O mundo sabe que, em meados de junho, o vice-presidente Hamilton Mourão pediu reiteradas vezes ao presidente Bolsonaro que o indicasse como chefe da delegação, até porque é ele quem comanda o Conselho Nacional da Amazônia Legal. Bolsonaro o desprezou completamente e, com isso, passou às autoridades ligadas à COP duas péssimas impressões, se analisadas politicamente. A primeira: não prestigia o seu próprio vice-presidente; a segunda: não prestigia o evento. Quem capitaneará a delegação? Até a quinta-feira 21, por incrível que pareça, o nome não estava definido. O ministro do Meio Ambiente, Joaquim Leite, que deveria estar à frente de um trabalho efetivo para minimizar a deterioração ambiental no País, diante de um mundo cada vez mais preocupado com esse tema, segue fora de órbita. Leite não tem nenhuma experiência executiva, acata tudo que vem de Bolsonaro e, na verdade, pouco fez para mudar a predatória política de Ricardo Salles, a quem sucedeu. “O Brasil chegará à COP com um Estado muito frágil e uma política ambiental que não corresponde às demandas internacionais”, diz Maureen Santos, coordenadora do Grupo Nacional de Assessoria da ONG FASE, organização internacionalmente reconhecida pela forte atuação na defesa do meio ambiente. “Corremos sério risco de passar muita vergonha”.

O INEXPERIENTE O ministro Joaquim Leite: fora de órbita (Crédito:Divulgação)

Também não está repercutindo bem no exterior a discussão do governo brasileiro sobre a possibilidade de levar a Glasgow quatro agentes da Agência Brasileira de Inteligência (Abin). Isso aconteceu em 2019, e não engrandeceu em nada o País: militares monitorarem uma conferência de natureza civil? Monitorarem até delegações estrangeiras? Foram membros do Itamaraty que dissuadiram Bolsonaro, e ninguém da Abin irá à COP 26. Tanto melhor, porque aquilo que o governo brasileiro tinha de levar, de fato, que são dados concretos de redução na emissão de gases causadores do efeito estufa, além de novas propostas exequíveis nessa área, nada disso seguirá na bagagem da comitiva, uma vez que a visão de meio ambiente tida pelo governo federal é cada vez mais arrasadora: somente no ano passado, o Brasil registrou o maior número de queimadas em uma década: mais de duzentos e vinte e dois mil focos de incêndios. Ao perceber que o cenário não está nada favorável, Bolsonaro tentou enganar o mundo na semana passada anunciando uma parceria com o presidente da Colômbia, Iván Duque, com quem teve um encontro no Palácio do Planalto: “Chegaremos unidos em Glasgow para tratarmos de um assunto muito importante para nós: nossa querida, rica e desejada Amazônia”. Claro que não enganou sequer uma árvore.

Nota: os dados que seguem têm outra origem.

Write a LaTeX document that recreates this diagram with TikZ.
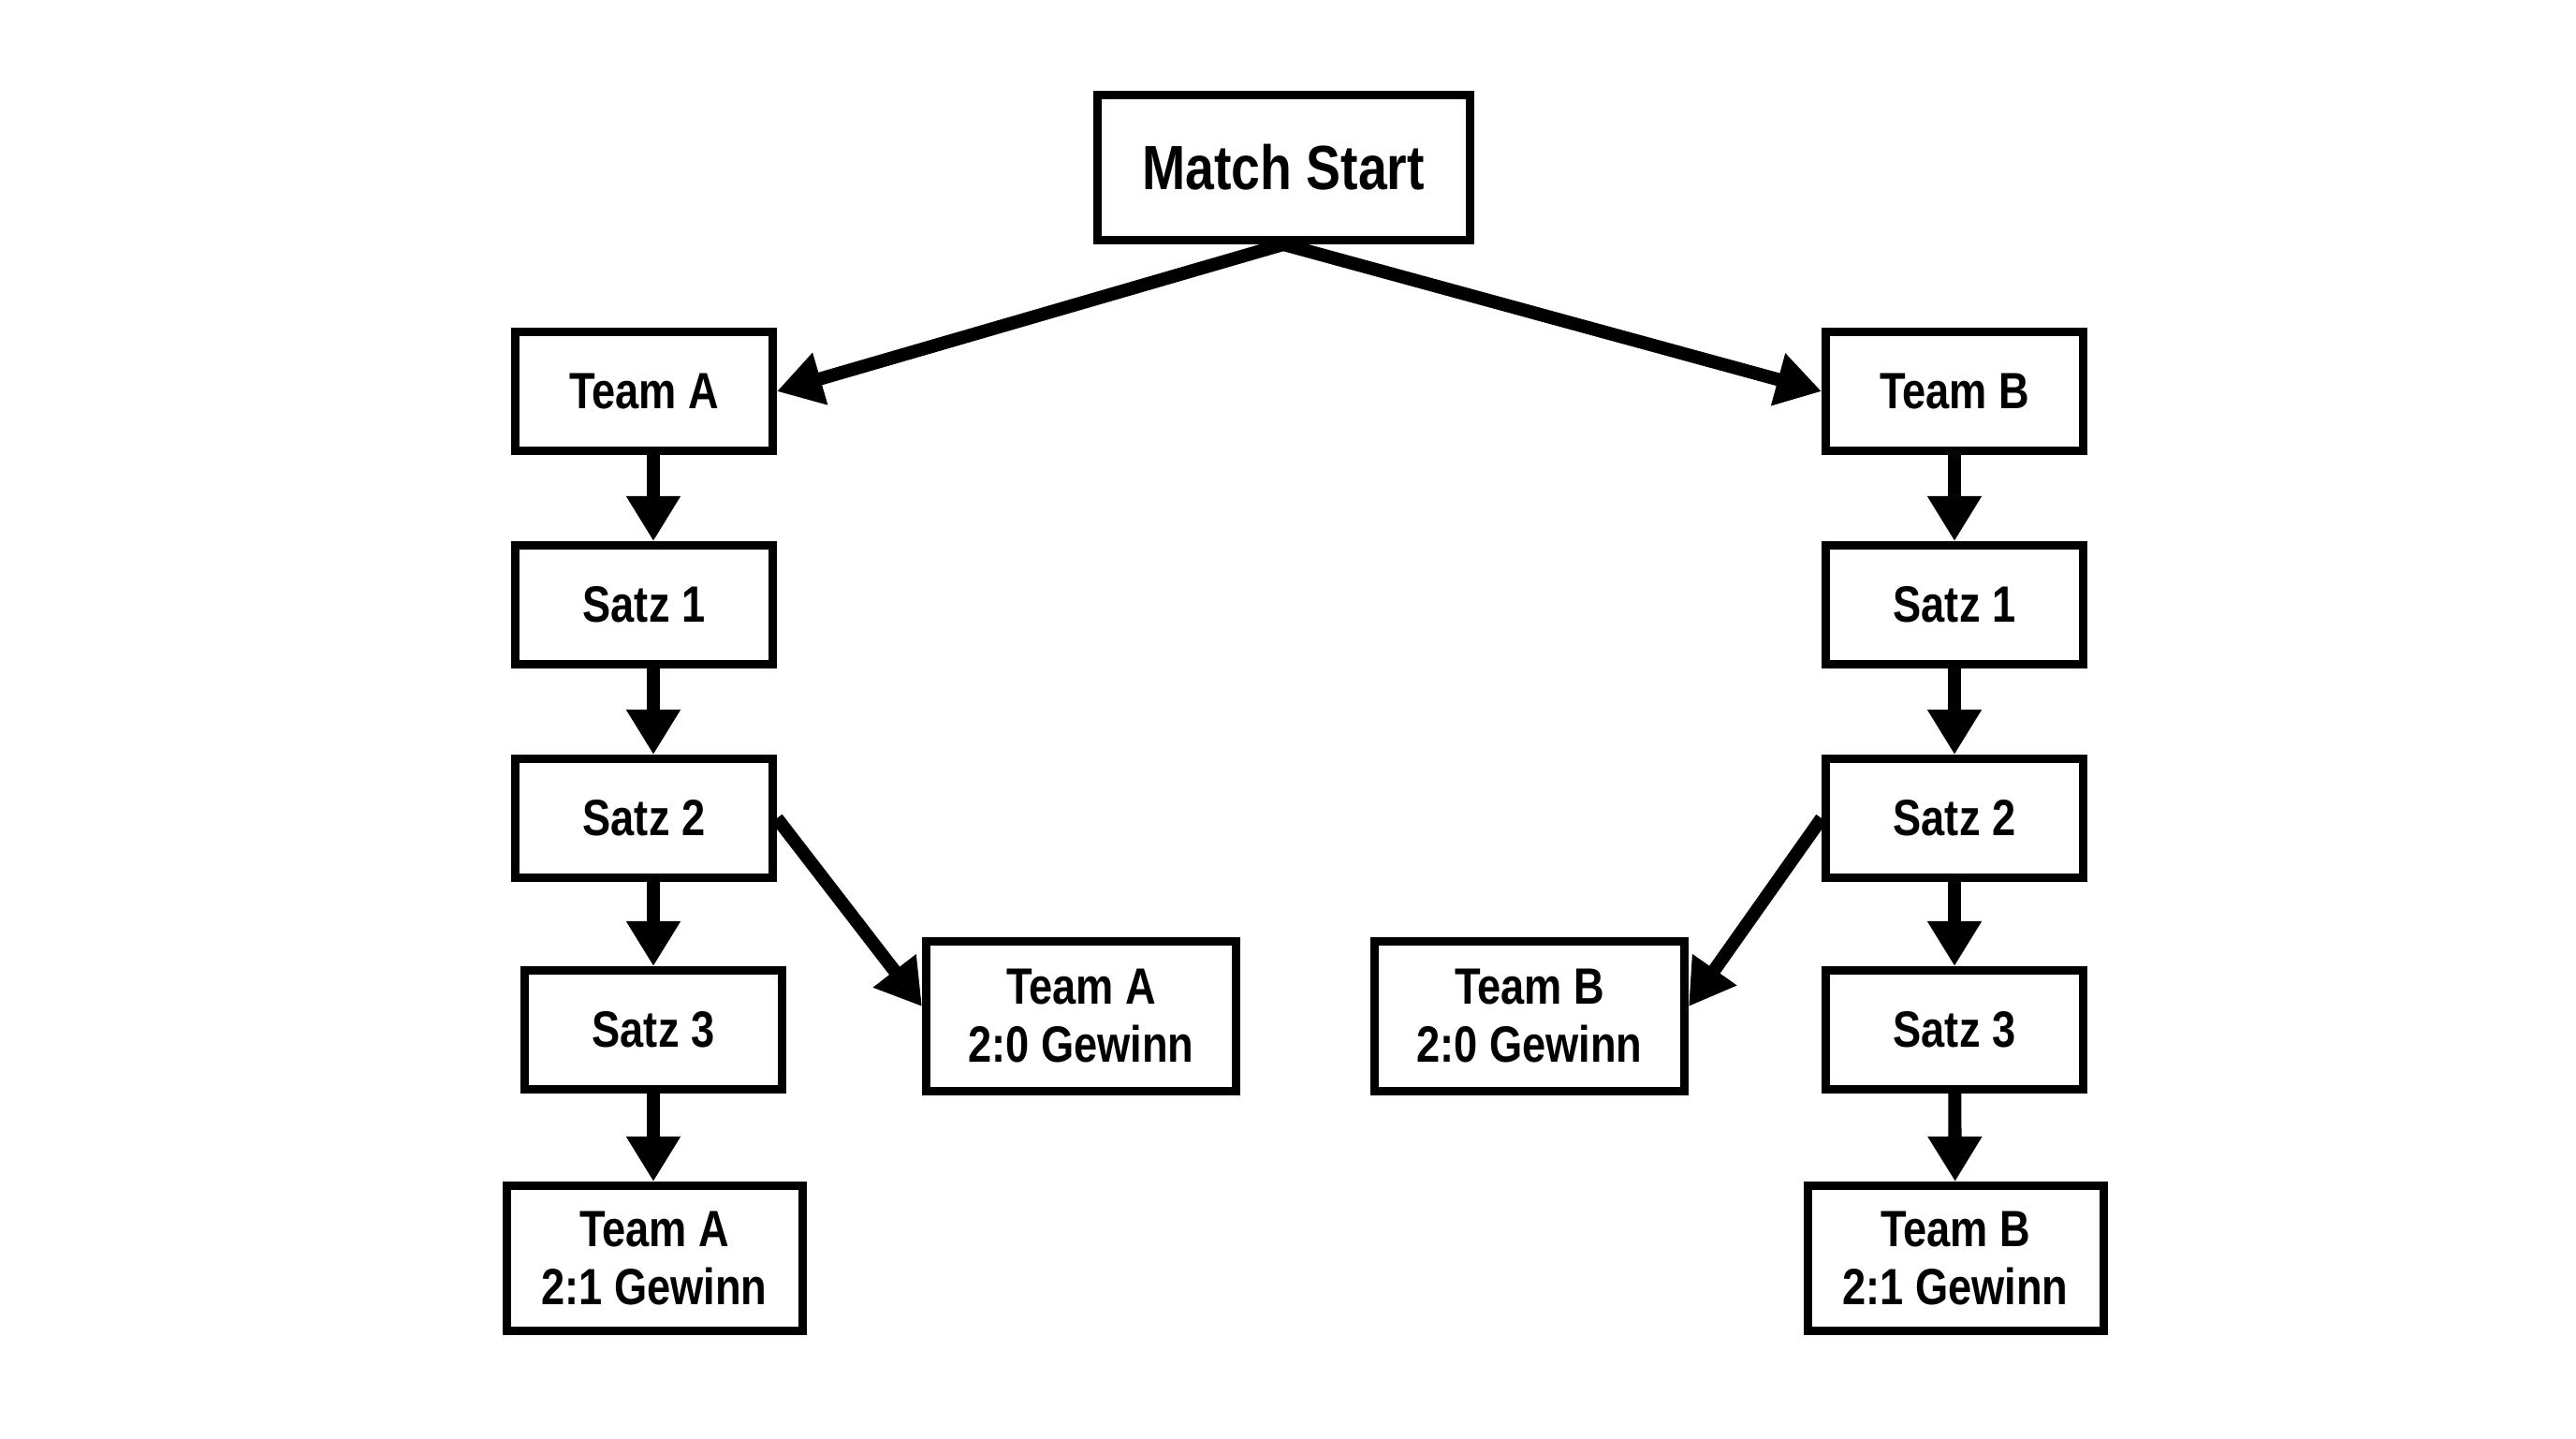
\documentclass[tikz,border=0pt]{standalone}
\usepackage{fontspec}
\setmainfont[FakeStretch=0.83]{Liberation Sans}
\usepackage{tikz}
\usetikzlibrary{positioning}
\usetikzlibrary{calc}
\usetikzlibrary{arrows.meta}

\begin{document}
\begin{tikzpicture}[
  box/.style={draw,line width=2.56pt,minimum width=2.75cm,minimum height=1.27cm,
    inner sep=0pt,align=center,font=\fontsize{15.5}{17.6}\selectfont\bfseries},
  wide/.style={box,minimum width=3.16cm,minimum height=1.55cm},
  flow/.style={line width=4pt,-{Triangle[length=13.7pt,width=15.6pt]}}
  ]
  \useasboundingbox (0,0) rectangle (27.52,-15.36);
  \node (start)     [box,minimum width=3.98cm,minimum height=1.55cm,
                     font=\fontsize{19}{22}\selectfont\bfseries] at (13.71,-1.79) {Match Start};
  % left side
  \node (teamA)     [box] at (6.88,-4.18)  {Team A};
  \node (satzEinsA) [box] at (6.88,-6.46)  {Satz 1};
  \node (satzZweiA) [box] at (6.88,-8.74)  {Satz 2};
  \node (satzDreiA) [box] at (6.98,-11.00) {Satz 3};
  \node (einsA)     [wide] at (6.99,-13.44) {Team A\\2:1 Gewinn};
  \node (nullA)     [wide,minimum width=3.31cm,minimum height=1.6cm] at (11.55,-10.85) {Team A\\2:0 Gewinn};
  % right side
  \node (teamB)     [box] at (20.88,-4.18)  {Team B};
  \node (satzEinsB) [box] at (20.88,-6.46)  {Satz 1};
  \node (satzZweiB) [box] at (20.88,-8.74)  {Satz 2};
  \node (satzDreiB) [box] at (20.88,-11.00) {Satz 3};
  \node (einsB)     [wide] at (20.89,-13.44) {Team B\\2:1 Gewinn};
  \node (nullB)     [wide,minimum width=3.31cm,minimum height=1.6cm] at (16.34,-10.85) {Team B\\2:0 Gewinn};

  \draw [flow] (start.south) -- (teamA.east);
  \draw [flow] (start.south) -- (teamB.west);
  \draw [flow] (teamA.south -| satzDreiA.north) -- (satzEinsA.north -| satzDreiA.north);
  \draw [flow] (satzEinsA.south -| satzDreiA.north) -- (satzZweiA.north -| satzDreiA.north);
  \draw [flow] (satzZweiA.south -| satzDreiA.north) -- (satzDreiA.north);
  \draw [flow] (satzDreiA.south) -- (einsA.north -| satzDreiA.south);
  \draw [flow] (satzZweiA.east) -- ([yshift=1mm]nullA.west);
  \draw [flow] (teamB) -- (satzEinsB);
  \draw [flow] (satzEinsB) -- (satzZweiB);
  \draw [flow] (satzZweiB) -- (satzDreiB);
  \draw [flow] (satzDreiB) -- (einsB);
  \draw [flow] (satzZweiB.west) -- ([yshift=1mm]nullB.east);
\end{tikzpicture}
\end{document}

O governo chegou a cogitar em levar a Glasgow agentes da Abin para monitorar delegações estrangeiras. A aberração seria tão grande que o Itamaraty fez Bolsonaro mudar de ideia

O lavrador de cinzas Falando em enganação, a comitiva levará, isso sim, “pedaladas climáticas”. Os números que serão apresentados sobre emissão de gases causadores do efeito estufa saíram de cálculos feitos com base no 2º Inventário Nacional (2005), desprezando atualizações mais precisas do 3º e último Inventário (2020). Resultado: o governo brasileiro falará em emissão de 2,1 bilhões de toneladas de dióxido de carbono, enquanto o correto seriam 2,8 bilhões de toneladas. Torna-se automaticamente falseado, dessa forma, o compromisso de redução em 37% das emissões até 2025 e em 43% até 2030. “Um discurso mentiroso na ONU não sobrevive a dois minutos de Google”, diz Marta Suplicy, secretária municipal de Relações Internacionais, de São Paulo. “É constrangedor o fato de o governo federal tentar fazer de palhaços os interlocutores internacionais”. É também em São Paulo que as lorotas que serão contadas na COP já começaram a ser denunciadas em espaço público. O grafiteiro, artisticamente chamado Mundano, fez, na fachada de um prédio, uma releitura da obra “O Lavrador de Café”, de Cândido Portinari. Para mostrar que nossas florestas estão sendo destruídas, ele cobriu a pintura com duzentos e vinte quilos de fuligem, colhidos em diversos biomas degradados.